Clause 40 of the Magna Carta pledged, “To no-one will we sell, to no one will we deny or delay right or justice”. This is a key feature of modern access to justice provisions, and it can be clearly seen in Article 6 of the European Convention – the right to a fair trial. At the time, it granted all citizens access to the Courts for a reasonable fee.
Taken together, these two clauses have served as the founding basis for the American Declaration of Independence and the 1787 Bill of Rights in the Constitution of the United States. A golden copy of the Magna Carta lies beneath the dome of the US Senate, and it still remains on the statute books of 17 of the 52 states. Of course, this hasn’t prevented the US flouting the basic tenets of clause 39 in Guantanamo Bay.
Magna Carta also established: the freedom of the Church of England (clause 1) – famously ignored by Henry VIII; rules of inheritance that prevented the state appropriating privately-owned land (clause 2); the official independence of the City of London – making the Corporation of London older than parliament itself (clause 9); an independent ‘Court of Common Pleas’ (clause 11) which wasn’t presided over by the King or held in his palace (‘Curia Regis’) – this initiated the separation of powers we know today between our judicial, executive, and legislative bodies. There were also clauses for fair taxation and the protection of property. The barons and bishops who regularly met to discuss these matters were forerunners of the Houses of Parliament.

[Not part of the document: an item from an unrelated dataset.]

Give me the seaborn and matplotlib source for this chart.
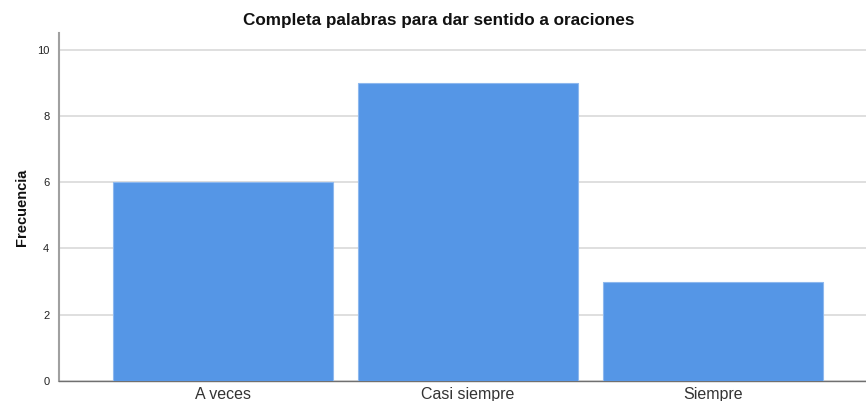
import pandas as pd
import matplotlib
matplotlib.use('Agg')
import matplotlib.pyplot as plt
import seaborn as sns

# Data
categories = ['A veces', 'Casi siempre', 'Siempre']
frecuencia = [6, 9, 3]

df = pd.DataFrame({'respuesta': categories, 'frecuencia': frecuencia})

sns.set_style('white')
plt.rcParams['font.family'] = ['Liberation Sans', 'DejaVu Sans']

fig = plt.figure(figsize=(8.66, 4.01), dpi=100)
ax = fig.add_axes([0.0681, 0.0499, 0.9319, 0.8678])

sns.barplot(data=df, x='respuesta', y='frecuencia', color='#5596E6',
            width=0.898, saturation=1, edgecolor='#8DB8EE', linewidth=0.8,
            ax=ax, zorder=3)

ax.set_xlim(-0.669, 2.624)
ax.set_ylim(0, 10.5)
ax.set_yticks([0, 2, 4, 6, 8, 10])
ax.yaxis.grid(True, color='#D9D9D9', linewidth=1.2, zorder=0)
ax.set_axisbelow(True)

for side in ['top', 'right']:
    ax.spines[side].set_visible(False)
ax.spines['left'].set_color('#A0A0A0')
ax.spines['left'].set_linewidth(1.5)
ax.spines['bottom'].set_color('#707070')
ax.spines['bottom'].set_linewidth(1.0)

ax.tick_params(axis='y', labelsize=8, length=0, pad=7, labelcolor='#222222')
ax.tick_params(axis='x', labelsize=11.5, length=0, pad=4, labelcolor='#333333')

ax.set_xlabel('')
ax.set_ylabel('Frecuencia', fontsize=10.5, fontweight='bold', labelpad=6,
              color='#111111')
ax.set_title('Completa palabras para dar sentido a oraciones', x=0.47,
             fontsize=12.3, fontweight='bold', pad=6, color='#111111')

fig.savefig('out.png', dpi=100)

Our Magna Carta has been invoked in British parliament ever since, whenever tyranny, corruption, or injustice has reared its ugly head. In America alone, it has been quoted 400 times in the Supreme Court, including during the impeachment of President Nixon. Here is a document that not only enshrines the sovereignty and supremacy of law, but defines us as a nation. Its significance has echoed through the ages. Far from being an irrelevant relic of our feudal past, it remains a living, breathing instrument for freedom and justice in a democratic society.